Albert Duane Shaw was born in the town of Lyme, December 27, 1841. He came from patriotic stock and his life was one of patriotic zeal. His great grandfather on his mother's side was a major in the Revolutionary War and his grandfather on his father's side, although but a lad, saw service under Washington. Col. Shaw was a son of Henry Shaw and Sally Ann GardnerShaw. His parents migrated from New Jersey.

His earlier days were passed upon the farm where were laid the foundations of physical health which enabled him to lead the strenuous life of usefulness he did.

His early education was received in the common schools of Lyme and at the Belleville Union academy. Later he was a student at St. Lawrence University, Canton, N. Y. The Civil War broke out when he was 18 years age.

It was then that his heritage of patriotism manifested itself. With no thought of fame to gain, but only of his imperilled country, in June, 1861, he enlisted as a private in Co. A, 35th regiment of New York Volunteers at Watertown. He was the first volunteer from Cape Vincent and walked from that village to Watertown to enroll his name among those, many of whom, like himself, have passed beyond the sound of the bugle's call.
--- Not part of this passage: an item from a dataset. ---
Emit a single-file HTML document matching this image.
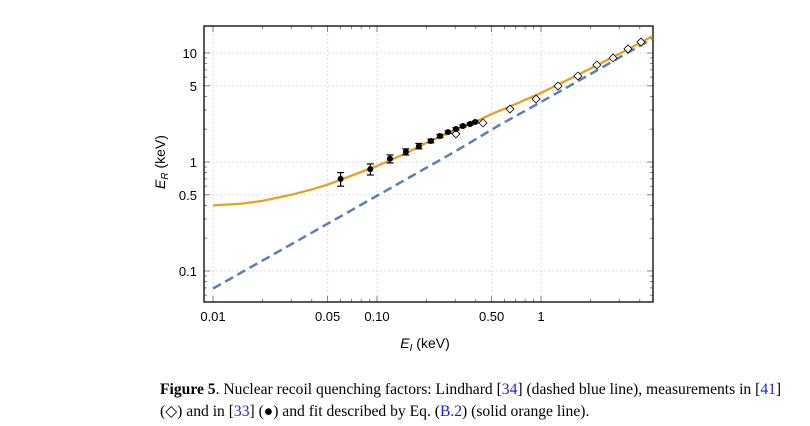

He was mustered into service with his regiment at Elmira, N. Y., in July,


1861. His career as a soldier was one of great credit and it is said that during the term of service of his regiment he was never for a day absent from the ranks of his company and to use his own words, “Company A never stacked arms without my rifle was among the number."

In 1863 he was appointed special agent of the provost marshal's office in Watertown, under Capt. Fred Emerson, and was discharged at the close of the war in 1865, receiving the warm thanks of the commanding officer for his "able and faithful performance of every duty.” No greater compliment can be paid a soldier's worth than these words.

The war over he entered upon public life. His career in the same has been so closely identified with current events for the last forty years in the northern section of New York State and in fact throughout the United States, that a recital of the same would be but the repitition of Jefferson County history. His services were always distinguished and honorable and to the last mentioned qualification can be attributed in no small degree the greatness he attained.

The beginning of his public life was his election to the Assembly from the second district of Jefferson County in 1866. He remained one year in that office. In 1868 he was appointed United States consul at Toronto, Canada. His consular service at that place was made conspicuous by his official reports, which Hamilton Fish, the secretary of state, declared were "the very best of any consular officer in the service.”

Reward always comes to those who merit it and in 1878, during Grant's administration, Col. Shaw was appointed to the important consulate at Manchester, Eng. Just before his departure for England, the citizens of Toronto tendered him a public dinner at the Queen's hotel. The prime minister of the Dominion, the Hon. Alexander Mackenzie, sent a laudatory letter to Col. Shaw from Ottawa, complimenting him for his ability and impartiality in the discharge of his official duties. Hon. Oliver Mowat, premier of Ontario, was present, as was Hon. Geo. Brown, Mayor Morrison, who presided, and many other leading citizens of Canada and of the United States. An address was presented to Col. Shaw, couched in warm terms of approval, for his services as an official and his qualities as a man.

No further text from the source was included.